Jean-François Quenin a mis fin à ce système. Il a opté pour celui des crus classés avec ses ventes en primeur et ses déclinaisons d'étiquettes. Il y a deux ans, il a failli le payer cher. Une fois la malo terminée, il sulfita le millésime 1998 en oubliant qu'il ne combinait pas. Quand les acheteurs sont venus le déguster, il titrait 40 mg/l de SO 2 libre. Il était fermé. La plupart l'ont mal jugé. Quelques-uns se sont laissés convaincre qu'il ne souffrait que d'un défaut passager. Lorsque les bouteilles leur furent livrées, ils ont bu un vin meilleur qu'ils ne l'attendaient. Malgré cette frayeur, notre vigneron continue de maintenir des doses élevées de SO 2 libre en cours d'élevage afin d'interdire tout développement microbien.
Après un an en barriques, il assemble trois vins. Il vend le second à des cavistes et des restaurateurs.

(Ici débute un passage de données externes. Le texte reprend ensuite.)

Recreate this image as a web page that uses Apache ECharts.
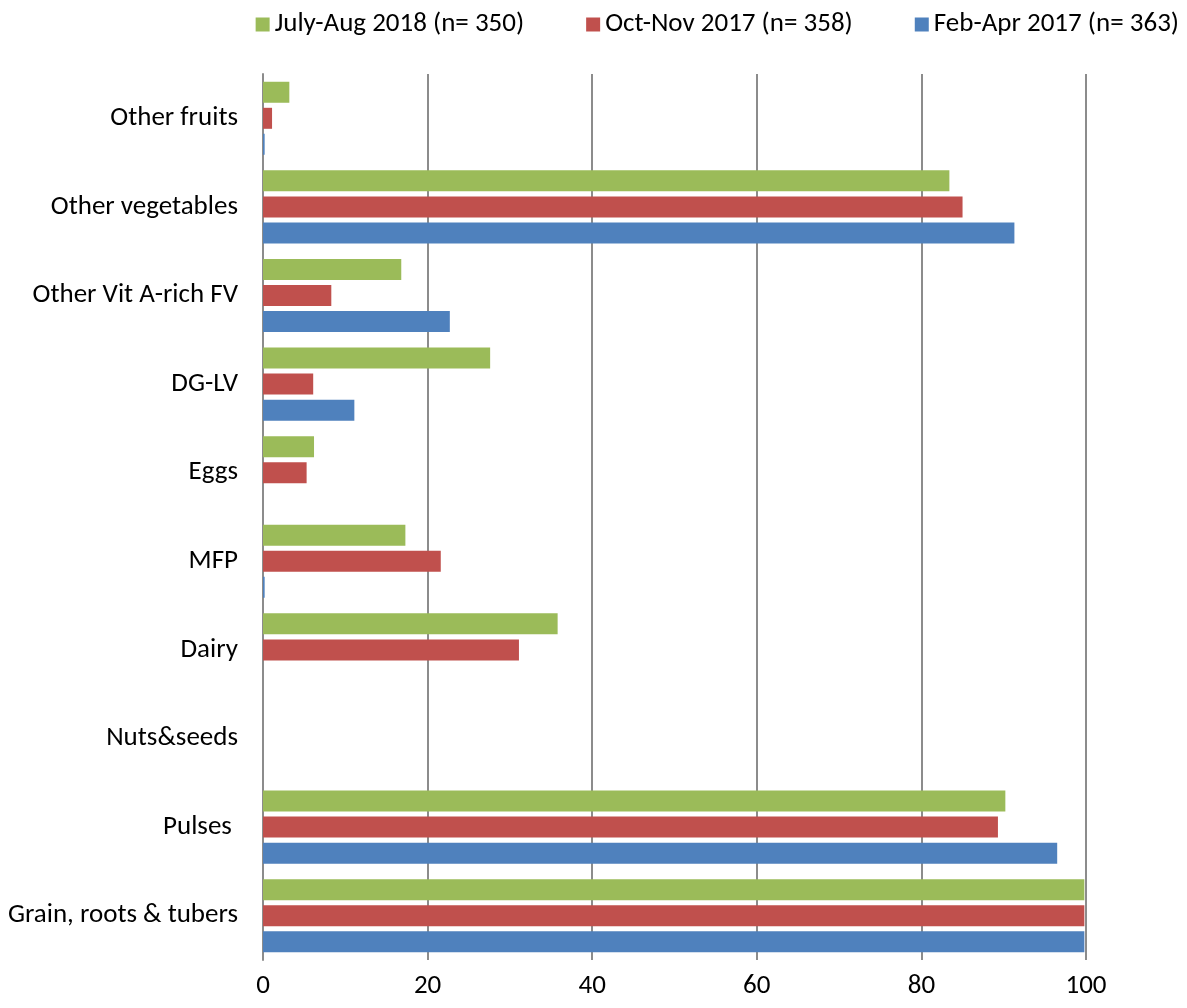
<!DOCTYPE html>
<html>
<head>
<meta charset="utf-8">
<script src="https://cdn.jsdelivr.net/npm/echarts@6/dist/echarts.min.js"></script>
<style>
  html, body { margin: 0; padding: 0; background: #fff; }
  #chart { width: 1187px; height: 1008px; }
</style>
</head>
<body>
<div id="chart"></div>
<script>
// categories, bottom to top
var categories = ["Grain, roots & tubers", "Pulses ", "Nuts&seeds", "Dairy", "MFP", "Eggs",
    "DG-LV", "Other Vit A-rich FV", "Other vegetables", "Other fruits"];
var xTicks = [0, 20, 40, 60, 80, 100];

var julAug2018 = [99.8, 90.2, 0, 35.8, 17.3, 6.2, 27.6, 16.8, 83.4, 3.2];
var octNov2017 = [99.8, 89.3, 0, 31.1, 21.6, 5.3, 6.1, 8.3, 85.0, 1.1];
var febApr2017 = [99.8, 96.5, 0, 0, 0.2, 0, 11.1, 22.7, 91.3, 0.2];

var seriesNames = ["July-Aug 2018 (n= 350)", "Oct-Nov 2017 (n= 358)", "Feb-Apr 2017 (n= 363)"];
var colors = ["#9BBB59", "#C0504D", "#4F81BD"];

var FONT = "Carlito, 'Liberation Sans Narrow', 'Liberation Sans', sans-serif";
var myChart = echarts.init(document.getElementById("chart"));

function barSeries(name, data, color) {
    return {
        name: name,
        type: "bar",
        data: data,
        barWidth: 21,
        barGap: "24%",
        itemStyle: { color: color },
        emphasis: { disabled: true }
    };
}

var option = {
    animation: false,
    textStyle: { fontFamily: FONT },
    legend: {
        data: seriesNames,
        right: 3,
        top: 6,
        itemWidth: 14,
        itemHeight: 14,
        itemGap: 62,
        icon: "rect",
        textStyle: { fontFamily: FONT, fontSize: 27, color: "#000" }
    },
    grid: { left: 263, right: 101, top: 74, bottom: 48 },
    xAxis: {
        type: "value",
        min: xTicks[0],
        max: xTicks[xTicks.length - 1],
        interval: 20,
        axisLine: { show: false },
        axisTick: { show: false },
        splitLine: { lineStyle: { color: "#8c8c8c", width: 2 } },
        axisLabel: { fontFamily: FONT, fontSize: 27, color: "#000", margin: 13 }
    },
    yAxis: {
        type: "category",
        data: categories,
        axisLine: { show: true, lineStyle: { color: "#8c8c8c", width: 2 } },
        axisTick: { show: false },
        axisLabel: { fontFamily: FONT, fontSize: 27, color: "#000", margin: 25 }
    },
    // first series is drawn at the top of each group
    series: [
        barSeries(seriesNames[0], julAug2018, colors[0]),
        barSeries(seriesNames[1], octNov2017, colors[1]),
        barSeries(seriesNames[2], febApr2017, colors[2])
    ]
};

myChart.setOption(option);
window.addEventListener("resize", function () {
    myChart.resize();
});
</script>
</body>
</html>
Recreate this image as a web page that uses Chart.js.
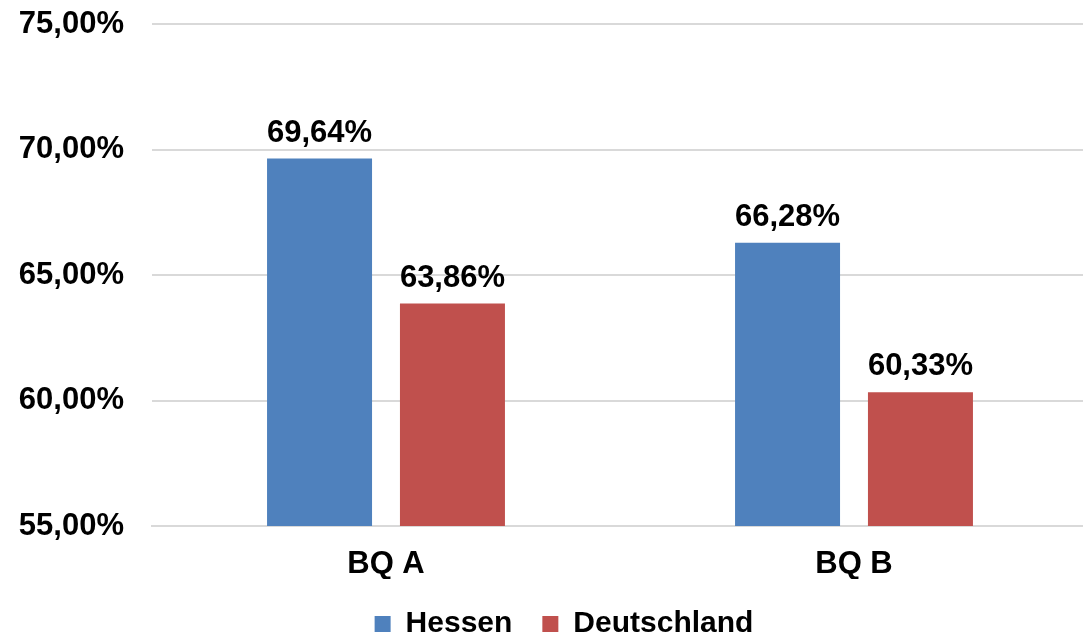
<!DOCTYPE html>
<html>
<head>
<meta charset="utf-8">
<script src="https://cdn.jsdelivr.net/npm/chart.js@4/dist/chart.umd.min.js"></script>
<style>
  html, body { margin: 0; padding: 0; background: #fff; overflow: hidden; }
  #wrap { width: 1088px; height: 634px; }
</style>
</head>
<body>
<div id="wrap"><canvas id="chart"></canvas></div>
<script>
// data
const categories = ['BQ A', 'BQ B'];
const hessen = [69.64, 66.28];
const deutschland = [63.86, 60.33];
const seriesNames = ['Hessen', 'Deutschland'];
const yMin = 55, yMax = 75, yStep = 5;

const FONT = '"Liberation Sans", Arial, sans-serif';

const fmt = (v) => v.toFixed(2).replace('.', ',') + '%';

// draws the value above each bar
const valueLabels = {
  id: 'valueLabels',
  afterDatasetsDraw(chart) {
    const ctx = chart.ctx;
    ctx.save();
    ctx.font = 'bold 31px ' + FONT;
    ctx.fillStyle = '#000';
    ctx.textAlign = 'center';
    ctx.textBaseline = 'alphabetic';
    chart.data.datasets.forEach((ds, i) => {
      chart.getDatasetMeta(i).data.forEach((bar, j) => {
        ctx.fillText(fmt(ds.data[j]), bar.x, bar.y - 17);
      });
    });
    ctx.restore();
  }
};

// nudge the legend a bit right, like in the original
const legendShift = {
  id: 'legendShift',
  afterLayout(chart) {
    const lg = chart.legend;
    lg.left += 20;
    lg.right += 20;
  }
};

const ctx = document.getElementById('chart').getContext('2d');
new Chart(ctx, {
  type: 'bar',
  data: {
    labels: categories,
    datasets: [
      {
        label: seriesNames[0],
        data: hessen,
        backgroundColor: '#4F81BD',
        categoryPercentage: 0.568,
        barPercentage: 0.79,
      },
      {
        label: seriesNames[1],
        data: deutschland,
        backgroundColor: '#C0504D',
        categoryPercentage: 0.568,
        barPercentage: 0.79,
      },
    ],
  },
  options: {
    responsive: true,
    maintainAspectRatio: false,
    animation: false,
    layout: { padding: { left: 0, right: 0, top: 24, bottom: -15 } },
    plugins: {
      legend: {
        position: 'bottom',
        labels: {
          font: { family: FONT, size: 30, weight: 'bold' },
          color: '#000',
          boxWidth: 16,
          boxHeight: 16,
          padding: 30,
        },
      },
      tooltip: { enabled: false },
    },
    scales: {
      x: {
        afterFit: (axis) => { axis.height = 53; },
        grid: { display: false, drawTicks: false },
        border: { color: '#d9d9d9', width: 2 },
        ticks: {
          font: { family: FONT, size: 31, weight: 'bold' },
          color: '#000',
          padding: 20,
        },
      },
      y: {
        min: yMin,
        max: yMax,
        afterFit: (axis) => {
          axis.width = 152;
          axis.paddingTop = 0;
          axis.paddingBottom = 0;
        },
        grid: { color: '#d9d9d9', lineWidth: 2, drawTicks: false },
        border: { display: false },
        ticks: {
          stepSize: yStep,
          font: { family: FONT, size: 31, weight: 'bold' },
          color: '#000',
          padding: 28,
          callback: (v) => fmt(v),
        },
      },
    },
  },
  plugins: [valueLabels, legendShift],
});
</script>
</body>
</html>
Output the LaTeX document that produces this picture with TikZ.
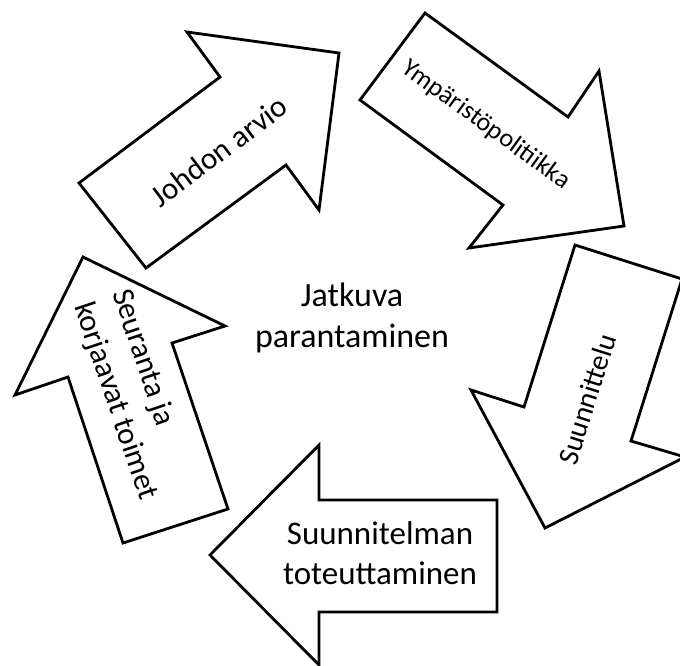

Un négociant place le troisième en grande surface à 60 F/bouteille, un prix inférieur au coût de revient. ' Mais cela me permet de vendre le deuxième vin plus cher. Il faut raisonner sur la valorisation de l'ensemble de la récolte. Au niveau de prix atteint par le millésime 2000, la rentabilité de l'exploitation est assurée. ' Sans la notoriété de Saint-Emilion, cette réussite n'aurait pas été aussi rapide. ' Vos efforts se vendent d'autant mieux que vous appartenez à une appellation connue ', concède Jean-François. Il s'est aussi appuyé sur le négoce dont c'est le rôle ' de promouvoir les vins auxquels il croit '. En revanche, il a négligé la presse. ' Il fallait d'abord faire le travail. ' Maintenant, il envisage de participer au battage médiatique. L'histoire récente et ancienne du château a de quoi l'alimenter. Pressac a bel et bien fini de dormir.